We would like to comment on an article by Arneja and colleagues entitled “Treatment of Recurrent Earlobe Keloids with Surgery and High-Dose-Rate Brachytherapy,” published in the January 2008 issue of Plastic and Reconstructive Surgery (2008;121:95–99). We appreciate and encourage the authors' efforts to treat earlobe keloids using postoperative brachytherapy, but we think their work is in need of some critical appraisal.
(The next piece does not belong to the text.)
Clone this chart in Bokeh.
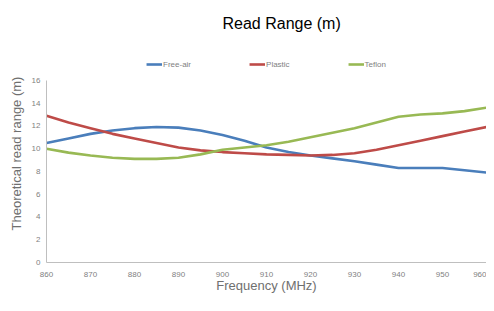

First, we could not find any description regarding the anterior surface of the auricle in the “Treatment Protocol” section of their article. In our experience, almost all earlobe keloids penetrate the earlobe from the posterior to the anterior surface of the auricle (Fig. 1) and exhibit a dumbbell shape. The authors mention that all of the earlobe keloids were excised extralesionally, but there is a possibility that keloids remain on the anterior surface following this procedure. The brachytherapy catheter they used appeared to be positioned on the postauricle wound, but this may not be enough for the anterior wound. Moreover, a trochar was inserted through the stab incisions. We think it might be worthwhile to consider abandoning this unnecessary method because it causes damage to normal skin, resulting in a hole bigger than that of a piercing hole. In this respect, it is worth discussing which method is better, brachytherapy or electron-beam irradiation.1,2
Second, a nodule-like, unsmooth surface is visible in the authors' Figure 5, and it is stated that it is a recurrence-free lobule. We believe that the 2-year follow-up mentioned is enough to evaluate the efficacy of the method, but the term “recurrence” needs to be defined carefully. Cosman and Wolff3 defined recurrence as a growing, pruritic, nodular scar, and Ogawa et al.1,2 defined it as any redness or elevation of a scar. In this respect, the authors should define more clearly what they mean by recurrence in their article.
Third, the authors mention that infections were observed in two patients. Although the infections responded well to oral antibiotics, they should be prevented after earlobe keloid surgery, as the inflammation associated with postoperative infection can often lead to keloid recurrence and be a burden for the patient. We have no idea whether this infection was caused by radiotherapy or not, but the authors should exercise care in selecting the correct radiation dose. In our facility, earlobe keloids can be controlled without any infections with a protocol of 10 Gy/two fractions/2 days of 4-MeV electron-beam external irradiation.2
Lastly, we believe that the most important thing in the treatment of earlobe keloids is postoperative self-management by the patient. We suggest that patients apply a taping fixation before sleeping. Moreover, to avoid friction, we advise that patients not sleep with the affected side of their head against the pillow. Thus, we believe that complete excision, appropriate postoperative radiation therapy, and postoperative self-management are the most effective treatment for intractable earlobe keloids.
Satoshi Akaishi, M.D.
Rei Ogawa, M.D., Ph.D.
Hiko Hyakusoku, M.D., Ph.D.
Department of Plastic, Reconstructive, and Aesthetic Surgery
Nippon Medical School Hospital
1. Ogawa R, Mitsuhashi K, Hyakusoku H, Miyashita T. Postoperative electron-beam irradiation therapy for keloids and hypertrophic scars: Retrospective study of 147 cases followed for more than 18 months. Plast Reconstr Surg.
2. Ogawa R, Miyashita T, Hyakusoku H, Akaishi S, Kuribayashi S, Tateno A. Postoperative radiation protocol for keloids and hypertrophic scars: Statistical analysis of 370 sites followed for over 18 months. Ann Plast Surg.
3. Cosman B, Wolff M. Bilateral earlobe keloids. Plast Reconstr Surg.